By faithfully promoting a status quo which essentially serves the preservation of American hegemony (and where the US leads in foreign affairs, the UK almost invariably follows), the media are a powerful weapon in the projection of Western foreign policy. They were used to encourage support for war in Afghanistan and Iraq, for deep military involvement in Ukraine and are now being mobilized to generate anti-China sentiment over Taiwan.  

Ideologically, Western capitalism's most overriding concern is for self-preservation and it sees China's alternative system of governance as a challenge. It believes that anything undermining the American global supremacy that Washington has always taken for granted must be confronted. China's extraordinary economic miracle which has lifted 800 million people out of poverty in a system of socialism with Chinese characteristics is seen as a threat to neoliberal values.

The West addresses this perceived threat with what it understands best: force. This can be economic sanctions or tariffs, or military might, such as the ring of US military outposts which circle China like a noose, or a naval presence around Chinese territorial waters.

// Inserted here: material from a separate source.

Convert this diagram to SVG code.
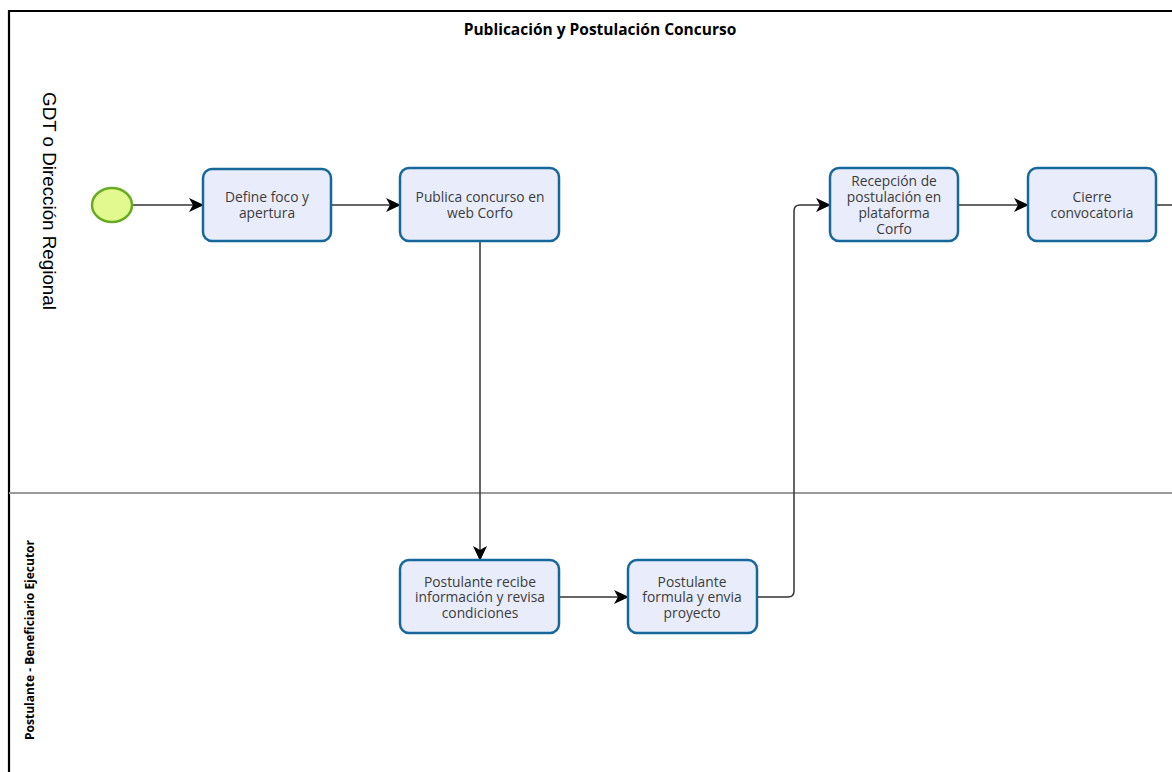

Most recently, there was the confected outrage over Taiwan triggered by Nancy Pelosi's provocative visit. It was no coincidence that President Biden's Chips and Science Act followed quickly. He walked through a door which Pelosi opened, and which the media held ajar. Now, relations between China and the US are worse than for decades.

News coverage of China in the UK is dominated by a handful of subjects, and all of them are framed in a manner representing China's action in these areas as a threat to Western interests in specific areas: the economy, foreign policy, military and security, China's unique political system is presented as a threat to US dominant, pre-eminent position on the world stage (and therefore to its allies, like Britain).

The consequences of this type of unremitting negative coverage can be measured by only one metric, that of rising tensions between nations. As most recently demonstrated in the role it played in ramping up tension over Taiwan, this kind of media behaviour leads only in one direction: down, towards the risk of conflict. The way the media reports on China, at the behest of governments - wittingly or unwittingly - can only risk destabilizing a region where stability should be the only way forward. It's a dangerous game to play.